→ What the task asks
Pick out each line containing the string "chart".

→ Provided data

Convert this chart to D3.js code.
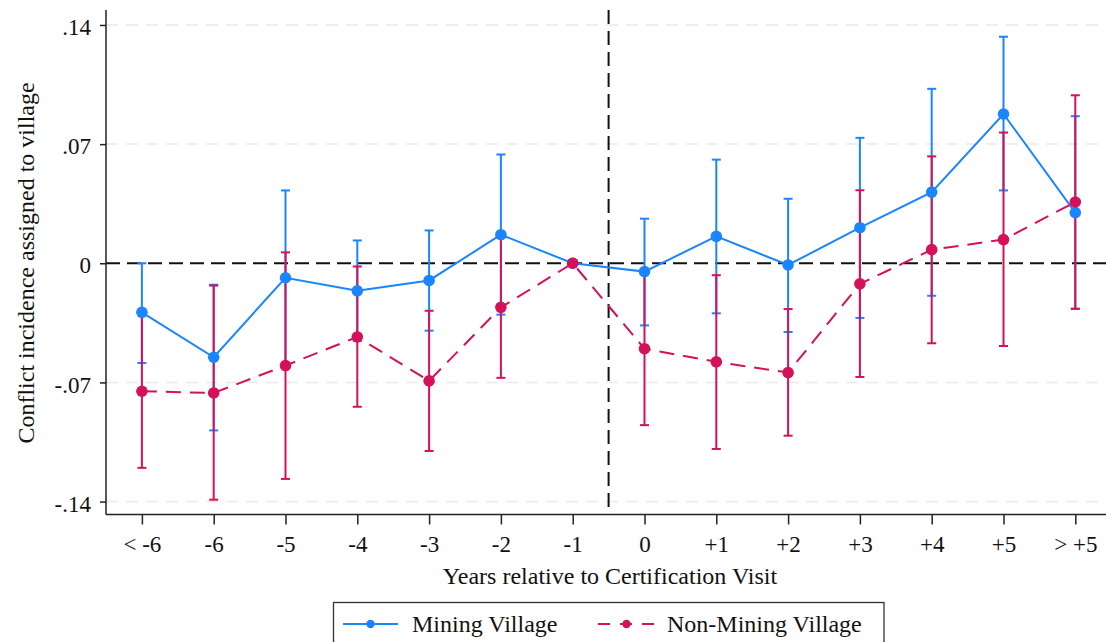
<!DOCTYPE html>
<html>
<head>
<meta charset="utf-8">
<script src="https://cdn.jsdelivr.net/npm/d3@7"></script>
<style>
  html, body { margin: 0; padding: 0; background: #fff; }
  svg { display: block; }
  text { font-family: "Liberation Serif", "Times New Roman", serif; fill: #111; }
</style>
</head>
<body>
<svg id="chart" width="1106" height="642"></svg>
<script>
// Event-time categories (years relative to certification visit)
const categories = ["< -6", "-6", "-5", "-4", "-3", "-2", "-1", "0", "+1", "+2", "+3", "+4", "+5", "> +5"];

// Mining villages: point estimates and confidence bounds
const miningEst = [-0.0288, -0.0552, -0.0085, -0.0162, -0.0101, 0.0168, 0, -0.0049, 0.0158, -0.0010, 0.0209, 0.0418, 0.0877, 0.0298];
const miningLo  = [-0.0586, -0.0982, -0.0598, -0.0457, -0.0396, -0.0302, null, -0.0365, -0.0294, -0.0404, -0.0321, -0.0191, 0.0428, -0.0268];
const miningHi  = [0.0000, -0.0126, 0.0428, 0.0134, 0.0193, 0.0639, null, 0.0262, 0.0609, 0.0379, 0.0737, 0.1025, 0.1331, 0.0864];

// Non-mining villages: point estimates and confidence bounds
const nonMiningEst = [-0.0752, -0.0762, -0.0601, -0.0433, -0.0691, -0.0259, 0, -0.0502, -0.0579, -0.0642, -0.0121, 0.0080, 0.0139, 0.0360];
const nonMiningLo  = [-0.1202, -0.1389, -0.1267, -0.0843, -0.1103, -0.0673, null, -0.0951, -0.1091, -0.1013, -0.0668, -0.0470, -0.0486, -0.0267];
const nonMiningHi  = [-0.0297, -0.0131, 0.0064, -0.0019, -0.0279, 0.0153, null, -0.0047, -0.0070, -0.0269, 0.0429, 0.0628, 0.0768, 0.0987];

// Y axis ticks
const yTicks = [0.14, 0.07, 0, -0.07, -0.14];
const yTickLabels = [".14", ".07", "0", "-.07", "-.14"];

const seriesNames = ["Mining Village", "Non-Mining Village"];
const colors = { mining: "#1a85ff", nonMining: "#d41159" };

const svg = d3.select("#chart");
const W = 1106;

const x = d3.scalePoint().domain(categories).range([106, 1111.2]).padding(0.5);
const y = d3.scaleLinear().domain([-0.1476, 0.1488]).range([514.5, 10]);

const plotLeft = 106, plotBottom = 514.5, plotTop = 10;

// Light dashed gridlines
svg.append("g")
  .selectAll("line")
  .data(yTicks.filter(d => d !== 0))
  .join("line")
  .attr("x1", plotLeft).attr("x2", W)
  .attr("y1", d => y(d)).attr("y2", d => y(d))
  .attr("stroke", "#e9e9e9").attr("stroke-width", 1.5)
  .attr("stroke-dasharray", "12,8");

// Reference line at zero
svg.append("line")
  .attr("x1", plotLeft).attr("x2", W)
  .attr("y1", y(0)).attr("y2", y(0))
  .attr("stroke", "#111").attr("stroke-width", 2)
  .attr("stroke-dasharray", "14,7");

// Vertical marker between -1 and 0
const xCert = (x("-1") + x("0")) / 2;
svg.append("line")
  .attr("x1", xCert).attr("x2", xCert)
  .attr("y1", plotTop).attr("y2", plotBottom)
  .attr("stroke", "#111").attr("stroke-width", 2)
  .attr("stroke-dasharray", "14,7");

// Axes
const yAxis = d3.axisLeft(y).tickValues(yTicks).tickSize(6)
  .tickFormat((d, i) => yTickLabels[i]);
const gy = svg.append("g").attr("transform", `translate(${plotLeft},0)`).call(yAxis);
gy.select(".domain").attr("d", `M-0,${plotTop}V${plotBottom}`).attr("stroke", "#222").attr("stroke-width", 1.5);
gy.selectAll(".tick line").attr("stroke", "#222").attr("stroke-width", 1.5);
gy.selectAll(".tick text")
  .attr("font-size", 23).attr("x", -15).attr("dy", "0.42em")
  .style("font-family", "'Liberation Serif', serif").attr("fill", "#111");

const xAxis = d3.axisBottom(x).tickSize(10).tickPadding(11);
const gx = svg.append("g").attr("transform", `translate(0,${plotBottom})`).call(xAxis);
gx.select(".domain").attr("d", `M${plotLeft},0H${W}`).attr("stroke", "#222").attr("stroke-width", 1.5);
gx.selectAll(".tick line").attr("stroke", "#222").attr("stroke-width", 1.5);
gx.selectAll(".tick text")
  .attr("font-size", 23).attr("dy", "0.71em")
  .style("font-family", "'Liberation Serif', serif").attr("fill", "#111");

// Axis titles
svg.append("text")
  .attr("x", 610).attr("y", 584)
  .attr("text-anchor", "middle").attr("font-size", 24)
  .text("Years relative to Certification Visit");

svg.append("text")
  .attr("transform", "translate(34,263) rotate(-90)")
  .attr("text-anchor", "middle").attr("font-size", 24)
  .text("Conflict incidence assigned to village");

// Build per-series records
function records(est, lo, hi) {
  return categories.map((c, i) => ({ c, est: est[i], lo: lo[i], hi: hi[i] }));
}
const mining = records(miningEst, miningLo, miningHi);
const nonMining = records(nonMiningEst, nonMiningLo, nonMiningHi);

const capHalf = 4.5;
function drawCaps(data, color) {
  const g = svg.append("g").attr("stroke", color).attr("stroke-width", 2).attr("fill", "none");
  const withCi = data.filter(d => d.lo !== null);
  g.selectAll("line.bar").data(withCi).join("line").attr("class", "bar")
    .attr("x1", d => x(d.c)).attr("x2", d => x(d.c))
    .attr("y1", d => y(d.lo)).attr("y2", d => y(d.hi));
  g.selectAll("line.hi").data(withCi).join("line").attr("class", "hi")
    .attr("x1", d => x(d.c) - capHalf).attr("x2", d => x(d.c) + capHalf)
    .attr("y1", d => y(d.hi)).attr("y2", d => y(d.hi));
  g.selectAll("line.lo").data(withCi).join("line").attr("class", "lo")
    .attr("x1", d => x(d.c) - capHalf).attr("x2", d => x(d.c) + capHalf)
    .attr("y1", d => y(d.lo)).attr("y2", d => y(d.lo));
}

function drawConnected(data, color, dash) {
  const line = d3.line().x(d => x(d.c)).y(d => y(d.est));
  svg.append("path").datum(data)
    .attr("d", line).attr("fill", "none")
    .attr("stroke", color).attr("stroke-width", 2)
    .attr("stroke-dasharray", dash);
  svg.append("g").selectAll("circle").data(data).join("circle")
    .attr("cx", d => x(d.c)).attr("cy", d => y(d.est)).attr("r", 5.8)
    .attr("fill", color);
}

drawCaps(mining, colors.mining);
drawCaps(nonMining, colors.nonMining);
drawConnected(mining, colors.mining, null);
drawConnected(nonMining, colors.nonMining, "15,9");

// Legend
const legend = svg.append("g");
legend.append("rect")
  .attr("x", 333.5).attr("y", 602.5).attr("width", 550.5).attr("height", 60)
  .attr("fill", "#fff").attr("stroke", "#333").attr("stroke-width", 1.3);

const legendItems = [
  { name: seriesNames[0], color: colors.mining, dash: null, x0: 343, x1: 398, tx: 412 },
  { name: seriesNames[1], color: colors.nonMining, dash: "12,10", x0: 598, x1: 655, tx: 667 }
];
const ly = 624;
legendItems.forEach(it => {
  legend.append("line")
    .attr("x1", it.x0).attr("x2", it.x1).attr("y1", ly).attr("y2", ly)
    .attr("stroke", it.color).attr("stroke-width", 2)
    .attr("stroke-dasharray", it.dash);
  legend.append("circle")
    .attr("cx", (it.x0 + it.x1) / 2).attr("cy", ly).attr("r", 4.2)
    .attr("fill", it.color);
  legend.append("text")
    .attr("x", it.tx).attr("y", ly + 8).attr("font-size", 24)
    .text(it.name);
});
</script>
</body>
</html>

→ The answer
Convert this chart to D3.js code.
<svg id="chart" width="1106" height="642"></svg>
const svg = d3.select("#chart");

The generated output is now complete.